PGA Championship bringing $193M economic impact


Raking it in on Kiawah Island

When the PGA Championship begins Monday at Kiawah Island’s Ocean Course, it will be the first golf major to take place on South Carolina soil. And according to predictions, it’s going to be a total cash cow for the state.

A report from the PGA and the College of Charleston Office of Tourism Analysis forecasts that the championship will generate an economic impact of $193 million for South Carolina. About 210,000 people are expected to visit the golf course over the course of the week, bringing with them $92 million in direct spending, $26 million in labor income, and $75 million worth of media exposure. The tournament will receive more than 150 hours of television coverage, and it will be broadcast in 580 million households worldwide. Tickets started selling two years in advance.

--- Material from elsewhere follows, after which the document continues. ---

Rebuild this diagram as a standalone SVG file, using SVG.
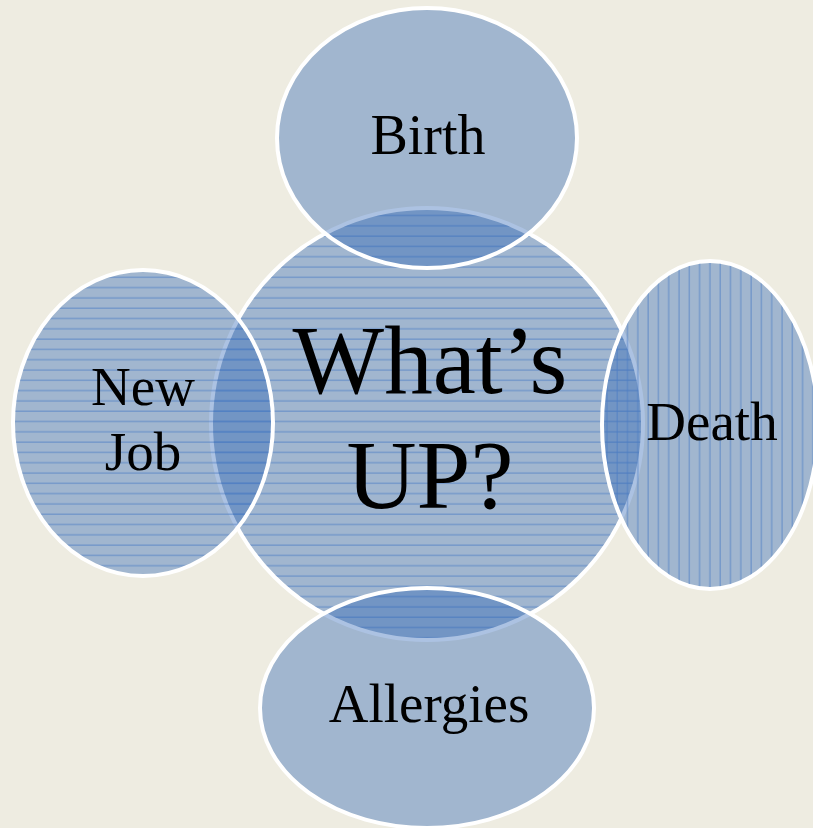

State House Speaker Bobby Harrell (R-Charleston) called the tournament “an economic-impact fireworks display” in a press release.

“Years in the making, and with the hard work of so many dedicated people across our state, South Carolina is ready to take this worldwide stage and make history in the process,” Harrell said. “This is about much, much more than just a week of championship golf at the sport’s highest level.”

In American men’s golf, the four most prestigious tournaments are the Masters Tournament, the U.S. Open, the British Open, and the PGA Championship (golfers are only slightly more creative with names than tennis players). The final major of the year, the PGA Championship, takes place at a different premiere golf course every year.